Reacting to Pulvar's remarks ,the centre-right president of the greater Paris region, Valerie Pecresse, whom Pulvar is seeking to unseat, tweeted: "No-one in my region should be discriminated against because of their skin colour."

"There is no such thing as acceptable racism," Pecresse added.

The deputy leader of the far-right National Rally, Jordan Bardella, also weighed in, saying Pulvar's remarks were proof of a "hatred of whites" on the left.

But hard-left France Unbowed party leader Jean-Luc Melenchon supported Pulvar, saying she had "merely understood what a discussion group is" and that her critics had revealed their "sexist, discriminatory slant".

The row over non-white meetings was triggered in mid-March by the admission by the Unef student union that it held meetings about racism that were off-limits to whites.
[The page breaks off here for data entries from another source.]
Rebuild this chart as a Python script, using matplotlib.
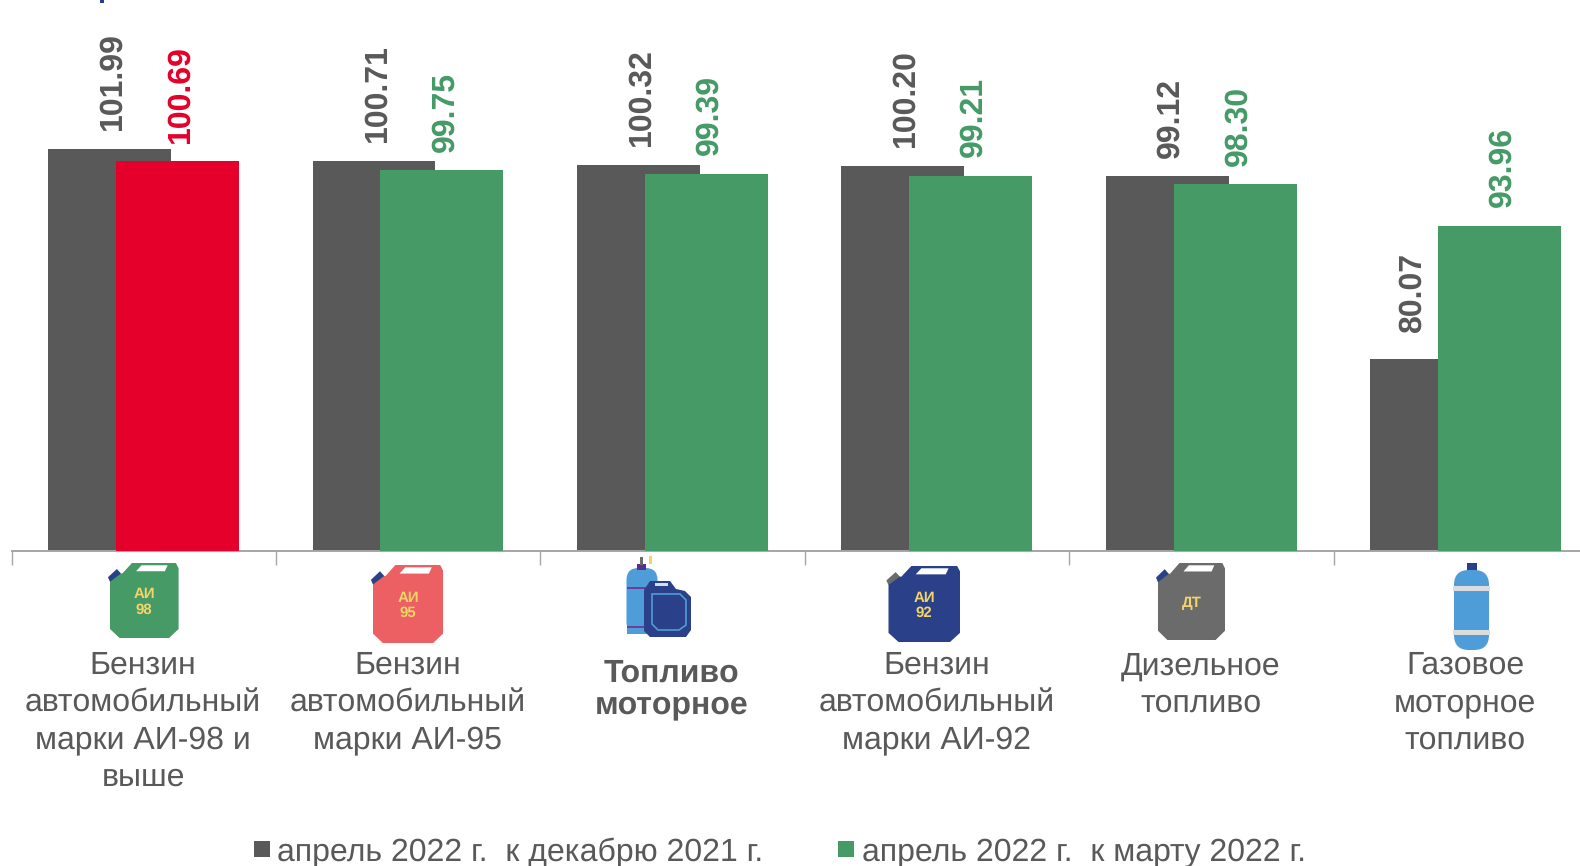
import matplotlib
matplotlib.use("Agg")
import matplotlib.pyplot as plt
from matplotlib.patches import Polygon, Rectangle, FancyBboxPatch
from matplotlib.transforms import blended_transform_factory

plt.rcParams['font.family'] = ['Liberation Sans', 'DejaVu Sans']
plt.rcParams['text.hinting'] = 'none'
plt.rcParams['text.hinting_factor'] = 1

categories = [
    "Бензин\nавтомобильный\nмарки АИ-98 и\nвыше",
    "Бензин\nавтомобильный\nмарки АИ-95",
    "Топливо\nмоторное",
    "Бензин\nавтомобильный\nмарки АИ-92",
    "Дизельное\nтопливо",
    "Газовое\nмоторное\nтопливо",
]
to_dec = [101.99, 100.71, 100.32, 100.20, 99.12, 80.07]
to_mar = [100.69, 99.75, 99.39, 99.21, 98.30, 93.96]
legend_labels = ["апрель 2022 г.  к декабрю 2021 г.", "апрель 2022 г.  к марту 2022 г."]

GRAY = "#595959"
GREEN = "#459a66"
RED = "#e4002b"
NAVY = "#2a4089"
BLUE = "#4f9dd8"
YELLOW = "#f2d468"

W, H = 1580, 866
AXIS_Y = 551
LEFT = 11.5
STEP = 264.4
PX_PER_UNIT = 9.575

fig = plt.figure(figsize=(W / 100, H / 100), dpi=100)
ax = fig.add_axes([LEFT / W, 1 - AXIS_Y / H, 1 - LEFT / W, AXIS_Y / H])
ax.set_xlim(-0.5, -0.5 + (W - LEFT) / STEP)
ax.set_ylim(60, 60 + AXIS_Y / PX_PER_UNIT)
ax.patch.set_visible(False)

# overlay in picture pixels, for the icons and text under the axis
pix = fig.add_axes([0, 0, 1, 1], zorder=3)
pix.set_xlim(0, W)
pix.set_ylim(H, 0)
pix.axis("off")
cat_x = blended_transform_factory(ax.transData, pix.transData)

bar_w = 0.465
off1 = -0.129
off2 = 0.128
colors2 = [RED] + [GREEN] * 5
for i in range(len(categories)):
    ax.bar(i + off1, to_dec[i], bar_w, color=GRAY, zorder=2)
    ax.bar(i + off2, to_mar[i], bar_w, color=colors2[i], zorder=3)
    # last grey label sits over the visible part of its bar, not the bar centre
    dec_shift = (-13.8, 19) if i == 5 else (2.2, 13.5)
    ax.annotate(f"{to_dec[i]:.2f}", (i + off1, to_dec[i]), xytext=dec_shift, textcoords="offset points",
                rotation=90, rotation_mode="anchor", ha="left", va="center", fontsize=23,
                color=GRAY, fontweight="bold", family="Liberation Sans")
    ax.annotate(f"{to_mar[i]:.2f}", (i + off2, to_mar[i]), xytext=(2.2, 13.5), textcoords="offset points",
                rotation=90, rotation_mode="anchor", ha="left", va="center", fontsize=23,
                color=colors2[i], fontweight="bold", family="Liberation Sans")

for s in ["top", "right", "left"]:
    ax.spines[s].set_visible(False)
ax.spines["bottom"].set_color("#a6a6a6")
ax.spines["bottom"].set_linewidth(1.4)
ax.set_yticks([])
ax.set_xticks([i - 0.5 for i in range(len(categories))])
ax.set_xticklabels([])
ax.tick_params(axis="x", length=10, width=1, color="#a6a6a6")

# category names
for i, name in enumerate(categories):
    if i == 2:
        pix.text(i - 0.003, 659, name, transform=cat_x, ha="center", va="top", fontsize=23,
                 fontweight="bold", color=GRAY, linespacing=1.04)
    else:
        pix.text(i - 0.002, 651, name, transform=cat_x, ha="center", va="top", fontsize=23,
                 color=GRAY, linespacing=1.32)


def can(x0, x1, y0, y1, color, label, cap=NAVY):
    w = x1 - x0
    h = y1 - y0
    pts = [(0.32, 0), (0.96, 0), (1, 0.07), (1, 0.88), (0.86, 1), (0.14, 1), (0, 0.88), (0, 0.2), (0.1, 0.14),
           (0.18, 0.14)]
    pix.add_patch(Polygon([(x0 + a * w, y0 + b * h) for a, b in pts], color=color, lw=0))
    pix.add_patch(Polygon([(x0 + 0.38 * w, y0 + 0.11 * h), (x0 + 0.46 * w, y0 + 0.03 * h),
                           (x0 + 0.84 * w, y0 + 0.03 * h), (x0 + 0.8 * w, y0 + 0.11 * h)], color="white", lw=0))
    pix.add_patch(Polygon([(x0 + 0.0 * w, y0 + 0.25 * h), (x0 + 0.16 * w, y0 + 0.14 * h),
                           (x0 + 0.1 * w, y0 + 0.08 * h), (x0 - 0.03 * w, y0 + 0.19 * h)], color=cap, lw=0))
    pix.text(x0 + 0.5 * w, y0 + 0.52 * h, label, ha="center", va="center", fontsize=11, fontweight="bold",
             color=YELLOW, linespacing=1.15)


can(110, 178.6, 563, 638, GREEN, "АИ\n98")
can(373, 443, 565, 643, "#ec5f62", "АИ\n95")
can(888.5, 960, 566, 642, NAVY, "АИ\n92", cap="#6b6b6b")
can(1158, 1225, 563, 640, "#6b6b6b", "ДТ")

# combined icon: cylinder plus canister
pix.add_patch(FancyBboxPatch((626.5, 568), 31, 66, boxstyle="round,pad=0,rounding_size=12", color=BLUE, lw=0))
pix.add_patch(Rectangle((626.5, 625), 31, 9, color=BLUE, lw=0))
pix.add_patch(Rectangle((626.5, 587), 22, 1.6, color="#6b3fa0", lw=0))
pix.add_patch(Rectangle((626.5, 626), 22, 1.6, color="#6b3fa0", lw=0))
pix.add_patch(Rectangle((637, 564), 9, 6, color="#5a2d91", lw=0))
pix.add_patch(Rectangle((640, 557), 3, 8, color="#6b6b6b", lw=0))
pix.add_patch(Rectangle((649, 556), 3, 8, color=YELLOW, lw=0))
pix.add_patch(Polygon([(650, 581), (670, 581), (676, 589), (685, 591), (691, 597), (691, 630), (686, 637), (650, 637),
                       (644, 631), (644, 590)], color=NAVY, lw=0))
pix.add_patch(Rectangle((655, 583), 13, 3, color="#cfe0f2", lw=0))
pix.add_patch(Polygon([(652, 594), (680, 594), (686, 600), (686, 625), (679, 630), (658, 630), (652, 624)],
                      facecolor="none", edgecolor=BLUE, lw=1.2))

# gas cylinder icon
pix.add_patch(Rectangle((1467, 563), 10, 9, color=NAVY, lw=0))
pix.add_patch(FancyBboxPatch((1454, 570), 35, 80, boxstyle="round,pad=0,rounding_size=15", color=BLUE, lw=0))
pix.add_patch(Rectangle((1453, 586), 37, 5, color="#dcdcdc", lw=0))
pix.add_patch(Rectangle((1453, 630), 37, 5, color="#dcdcdc", lw=0))

# stray bit of a cut off heading
pix.add_patch(Rectangle((100, 0), 4, 2.5, color="#2a3a90", lw=0))

# legend
pix.add_patch(Rectangle((254, 841), 16, 16, color=GRAY, lw=0))
pix.text(277, 853, legend_labels[0], ha="left", va="center", fontsize=23, color=GRAY)
pix.add_patch(Rectangle((838, 841), 16, 16, color=GREEN, lw=0))
pix.text(862, 852, legend_labels[1], ha="left", va="center", fontsize=23, color=GRAY)

fig.savefig("out.png", dpi=100)
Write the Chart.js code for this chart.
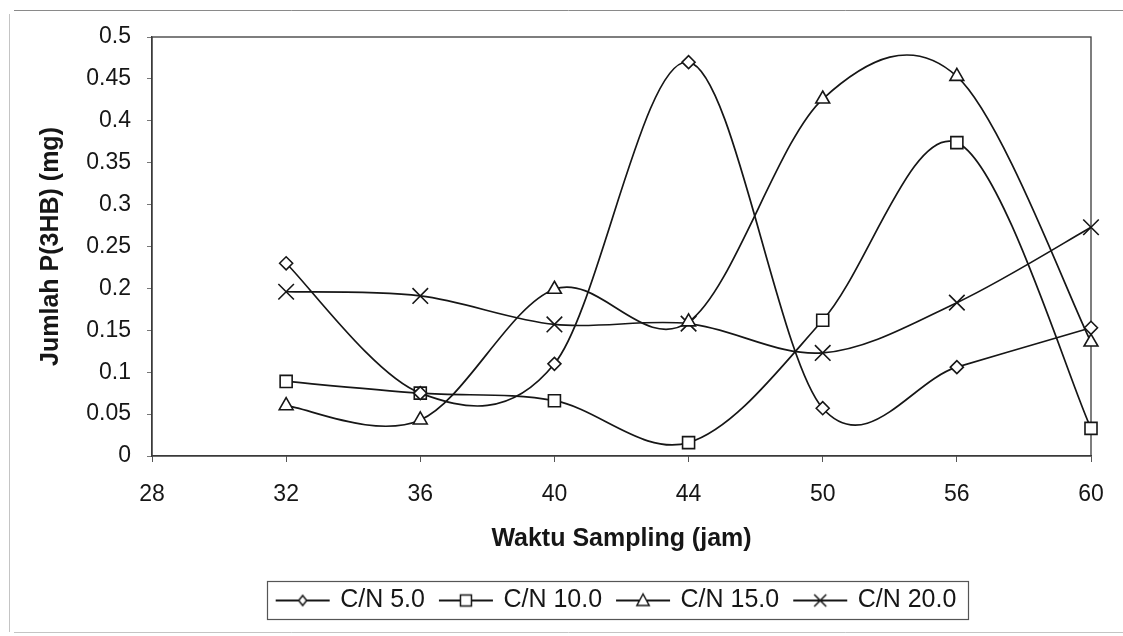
<!DOCTYPE html>
<html>
<head>
<meta charset="utf-8">
<script src="https://cdn.jsdelivr.net/npm/chart.js@4.4.1/dist/chart.umd.min.js"></script>
<style>
  html, body { margin: 0; padding: 0; background: #ffffff; }
  #wrap { width: 1123px; height: 636px; position: relative; background: #ffffff; }
</style>
</head>
<body>
<div id="wrap"><canvas id="c" width="1123" height="636"></canvas></div>
<script>
// ---------------- data ----------------
const categories = ['28', '32', '36', '40', '44', '50', '56', '60'];
const cn5  = [null, 0.230, 0.075, 0.110, 0.470, 0.057, 0.106, 0.153];
const cn10 = [null, 0.089, 0.075, 0.066, 0.016, 0.162, 0.374, 0.033];
const cn15 = [null, 0.060, 0.043, 0.199, 0.160, 0.426, 0.453, 0.136];
const cn20 = [null, 0.196, 0.191, 0.157, 0.158, 0.123, 0.183, 0.273];
const seriesNames = ['C/N 5.0', 'C/N 10.0', 'C/N 15.0', 'C/N 20.0'];
const yMin = 0, yMax = 0.5, yStep = 0.05;
const xTitle = 'Waktu Sampling (jam)';
const yTitle = 'Jumlah P(3HB) (mg)';

// ---------------- styles ----------------
const FONT = "'Liberation Sans', Arial, sans-serif";
const INK = '#161616';
const markerStyles = ['rectRot', 'rect', 'triangle', 'crossRot'];
const markerRadii = [6.5, 8.5, 8, 11];
const legendMarker = [{t: 'diamond', r: 5}, {t: 'square', r: 5.5}, {t: 'triangle', r: 6.5}, {t: 'x', r: 6}];

function makeIcon(kind, r) {
  const c = document.createElement('canvas');
  c.width = 56; c.height = 24;
  const ctx = c.getContext('2d');
  ctx.strokeStyle = INK; ctx.lineWidth = 1.8; ctx.fillStyle = '#fff';
  ctx.beginPath(); ctx.moveTo(1, 12); ctx.lineTo(55, 12); ctx.stroke();
  const x = 28, y = 12;
  ctx.lineWidth = 1.5;
  ctx.beginPath();
  if (kind === 'diamond') {
    ctx.moveTo(x, y - r); ctx.lineTo(x + r * 0.8, y); ctx.lineTo(x, y + r); ctx.lineTo(x - r * 0.8, y); ctx.closePath();
    ctx.fill(); ctx.stroke();
  } else if (kind === 'square') {
    ctx.rect(x - r, y - r, 2 * r, 2 * r); ctx.fill(); ctx.stroke();
  } else if (kind === 'triangle') {
    ctx.moveTo(x, y - r); ctx.lineTo(x + r * 0.95, y + r * 0.75); ctx.lineTo(x - r * 0.95, y + r * 0.75); ctx.closePath();
    ctx.fill(); ctx.stroke();
  } else {
    ctx.moveTo(x - r, y - r); ctx.lineTo(x + r, y + r);
    ctx.moveTo(x + r, y - r); ctx.lineTo(x - r, y + r); ctx.stroke();
  }
  return c;
}
const legendIcons = legendMarker.map(m => makeIcon(m.t, m.r));

const seriesData = [cn5, cn10, cn15, cn20];
const datasets = seriesData.map((d, i) => ({
  label: seriesNames[i],
  data: d,
  borderColor: INK,
  backgroundColor: '#ffffff',
  borderWidth: 1.7,
  tension: 0.4,
  pointStyle: markerStyles[i],
  pointRadius: markerRadii[i],
  pointHoverRadius: markerRadii[i],
  pointBorderWidth: 1.6,
  pointBackgroundColor: '#ffffff',
  pointBorderColor: INK,
  fill: false,
  clip: false
}));

// ---------------- plugins ----------------
// Spreadsheet-style smoothing: Bezier handles = (next - prev) / 6, computed from the
// pixel positions that the library's scales gave each point.
const sheetSmoothing = {
  id: 'sheetSmoothing',
  beforeDatasetsDraw(chart) {
    chart.data.datasets.forEach((ds, i) => {
      const meta = chart.getDatasetMeta(i);
      const line = meta.dataset;
      if (!line) return;
      line.updateControlPoints(chart.chartArea, 'x');
      const pts = meta.data.filter(p => !p.skip);
      const n = pts.length;
      for (let k = 0; k < n; k++) {
        const p = pts[k];
        const prev = pts[Math.max(0, k - 1)];
        const next = pts[Math.min(n - 1, k + 1)];
        const dx = (next.x - prev.x) / 6, dy = (next.y - prev.y) / 6;
        p.cp1x = p.x - dx; p.cp1y = p.y - dy;
        p.cp2x = p.x + dx; p.cp2y = p.y + dy;
      }
      line._pointsUpdated = true;
      line._path = undefined;
    });
  }
};

const frameAndBox = {
  id: 'frameAndBox',
  afterLayout(chart) {
    const lg = chart.legend;
    if (lg) { lg.left = 144; lg.right = 1090; lg.width = lg.right - lg.left; }
  },
  beforeDatasetsDraw(chart) {
    const {ctx, chartArea: a} = chart;
    ctx.save();
    ctx.strokeStyle = '#3a3a3a';
    ctx.lineWidth = 1.3;
    ctx.strokeRect(a.left, a.top, a.right - a.left, a.bottom - a.top);
    ctx.restore();
  },
  afterDraw(chart) {
    const ctx = chart.ctx;
    ctx.save();
    ctx.strokeStyle = '#8a8a8a'; ctx.lineWidth = 1;
    ctx.beginPath(); ctx.moveTo(14, 10.5); ctx.lineTo(1123, 10.5); ctx.stroke();
    ctx.strokeStyle = '#c4c4c4';
    ctx.beginPath(); ctx.moveTo(9.5, 14); ctx.lineTo(9.5, 632); ctx.stroke();
    ctx.beginPath(); ctx.moveTo(14, 632.5); ctx.lineTo(1123, 632.5); ctx.stroke();
    const hb = chart.legend && chart.legend.legendHitBoxes;
    if (hb && hb.length) {
      let l = Infinity, r = -Infinity, t = Infinity, b = -Infinity;
      hb.forEach(h => { l = Math.min(l, h.left); r = Math.max(r, h.left + h.width); t = Math.min(t, h.top); b = Math.max(b, h.top + h.height); });
      ctx.strokeStyle = '#555'; ctx.lineWidth = 1.2;
      ctx.strokeRect(Math.round(l - 11) + 0.5, Math.round(t - 7) + 0.5, Math.round(r - l + 22), Math.round(b - t + 13));
    }
    ctx.restore();
  }
};

new Chart(document.getElementById('c'), {
  type: 'line',
  data: { labels: categories, datasets },
  options: {
    responsive: false,
    animation: false,
    devicePixelRatio: 1,
    layout: { padding: { left: 10, top: 37, right: 32, bottom: 13 } },
    plugins: {
      tooltip: { enabled: false },
      legend: {
        display: true,
        position: 'bottom',
        align: 'center',
        labels: {
          usePointStyle: true,
          pointStyleWidth: 50,
          padding: 16,
          color: INK,
          font: { family: FONT, size: 25 },
          generateLabels: (chart) => chart.data.datasets.map((ds, i) => ({
            text: ds.label,
            pointStyle: legendIcons[i],
            fillStyle: '#fff',
            strokeStyle: INK,
            lineWidth: 0,
            hidden: false,
            datasetIndex: i,
            fontColor: INK
          }))
        }
      }
    },
    scales: {
      x: {
        type: 'category',
        offset: false,
        grid: { display: true, drawOnChartArea: false, drawTicks: true, tickLength: 6, color: '#555', offset: false },
        border: { display: true, color: '#3a3a3a', width: 1.3 },
        ticks: { color: INK, font: { family: FONT, size: 23 }, padding: 19, autoSkip: false, maxRotation: 0 },
        title: { display: true, text: xTitle, color: INK, font: { family: FONT, size: 25, weight: 'bold' }, padding: { top: 0, bottom: 18 } },
        afterFit: (s) => { s.height = 116; }
      },
      y: {
        type: 'linear',
        min: yMin, max: yMax,
        grid: { display: true, drawOnChartArea: false, drawTicks: true, tickLength: 5, color: '#777' },
        border: { display: true, color: '#3a3a3a', width: 1.3 },
        ticks: {
          stepSize: yStep,
          color: INK,
          padding: 16,
          font: { family: FONT, size: 23 },
          callback: (v) => String(parseFloat(Number(v).toFixed(2)))
        },
        title: { display: true, text: yTitle, color: INK, font: { family: FONT, size: 25, weight: 'bold' }, padding: { top: 26, bottom: 0 } },
        afterFit: (s) => { s.width = 142; }
      }
    }
  },
  plugins: [sheetSmoothing, frameAndBox]
});
</script>
</body>
</html>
Unef president Melanie Luce said the meetings were held "to enable people affected by racism to talk about what they have experienced", comparing them to women-only discussions to discuss sexual discrimination.

President Emmanuel Macron's party at the time joined right-wing politicians in slamming the exclusion of white people and calling for the union to be investigated over the practise.

Macron has previously spoken out about the danger of "social science theories imported from the United States", warning that they harm national unity.

Activists have dismissed those concerns as an attempt to minimise issues that dent France's self-image as the home of "liberty, equality and fraternity".